In the same flash, director Will Gluck and writer Bert V. Royal are telling us Easy A is their attempt to tap into their inner John Hughes. Usually, such a gratuitous reference is the signal of an homage gone horribly wrong. Fortunately, that is not the case in this film. With Easy A, Gluck and Royal pull off the rarest of feats: a smart, vibrant teen comedy for the millennial generation.
The story revolves around Olive (Emma Stone) — a well-meaning, attractive, but generally overlooked, teenager at a Southern California high school. Olive begins to attract attention, however, when her rival, a strict Christian student named Marianne (Amanda Bynes), overhears Olive lie to her best friend Rhiannon (Aly Michalka) about losing her virginity to a college boy. Rumor quickly spreads and Olive develops a reputation. Things really begin to get out of hand when Olive pretends to sleep with her gay friend Brandon (Dan Byrd) to stop his victimization by homophobic bullies. Other students from the bottom of the high school food chain hear of her generosity and begin propositioning her for similar favors, eventually forcing Olive to try to reclaim her reputation.
In her first crack at a major leading role, Stone shines. The actress, best known for her turns in Superbad and Zombieland, makes Olive quirky, edgy and likable all at the same time. She’s like a more grounded version of Juno.
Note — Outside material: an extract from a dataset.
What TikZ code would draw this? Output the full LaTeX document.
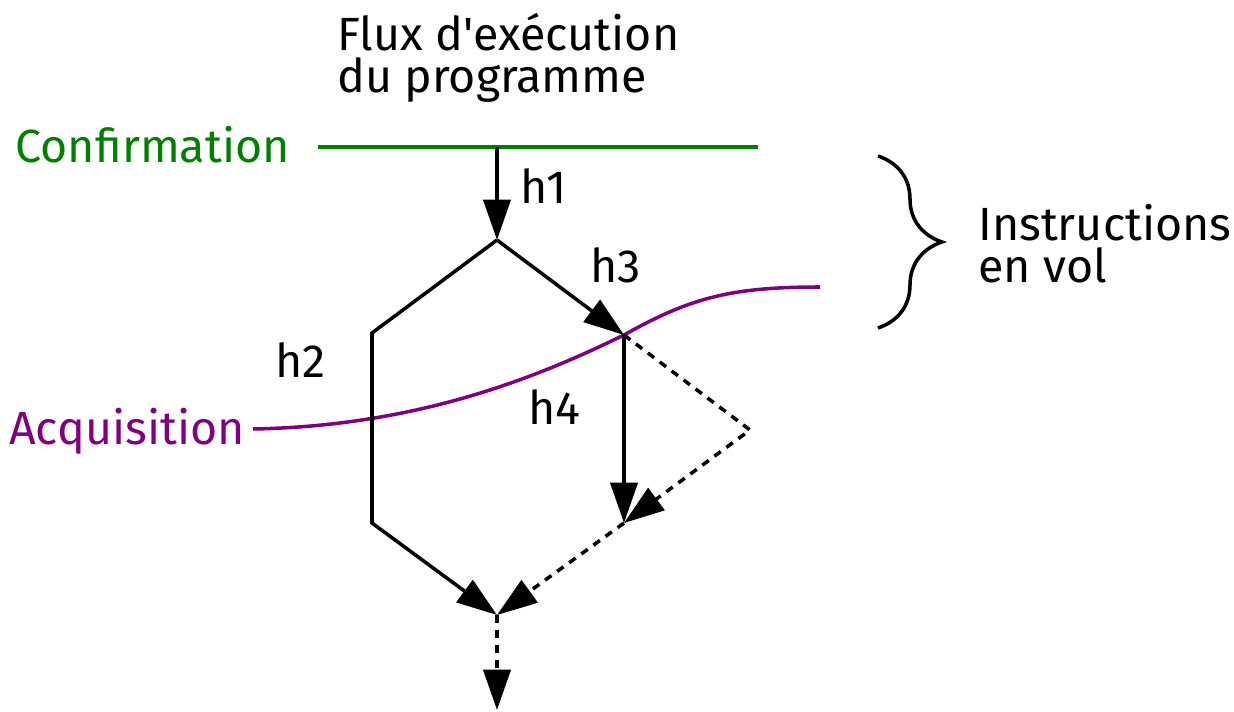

The rest of the cast also turns in a strong performance. Stanley Tucci and Patricia Clarkson are riotous as Olive’s bizarre but loving parents. Thomas Haden-Church is marvelously dry as Olive’s English teacher, who introduces her to The Scarlet Letter. This helps Olive develop her reputation, as she begins to embroider red A’s on her newly scandalous wardrobe — hence the title of the film. Lisa Kudrow is energetic and snappy as the high school guidance counselor. Bynes does her best to bring something new to the oft-done hypocritical high school Jesus freak role while Penn Badgely, better known as Gossip Girl’s Dan, doesn’t overdo it as Olive’s understanding love interest.
Easy A probably doesn’t rank up there with Ferris or The Breakfast Club too often it goes for the obvious raunch, when instead its strength lies in its subtle and sometimes touching look at the difficulties of the high school social wilderness. In the same way Hughes was able to capture the essence of teenage angst in the Reagan era, Gluck and Royal are able to tap into the struggles of being a high schooler in the age of Facebook and iPhones. Olive doesn’t just break the fourth wall like Ferris, she tells us her story over a live webcast. And while that may seem impersonal and even a bit hackneyed, it isn’t. It’s simultaneously intimate and accessible.
It’s this combination of Hughesian earnestness and modern sensibility that makes Easy A a winner.
Noteworthy News:
Director Will Gluck will re-team with Patricia Clarkson and Emma Stone to make Friends With Benefits— a comedy starring Justin Timberlake and Mila Kunis as two busy professionals who decide to sleep with each other, no strings attached. Stone is also attached to the film adaptation of The Help— Kathryn Stockett’s popular novel about African-American maids working in white households in 1960s Mississippi.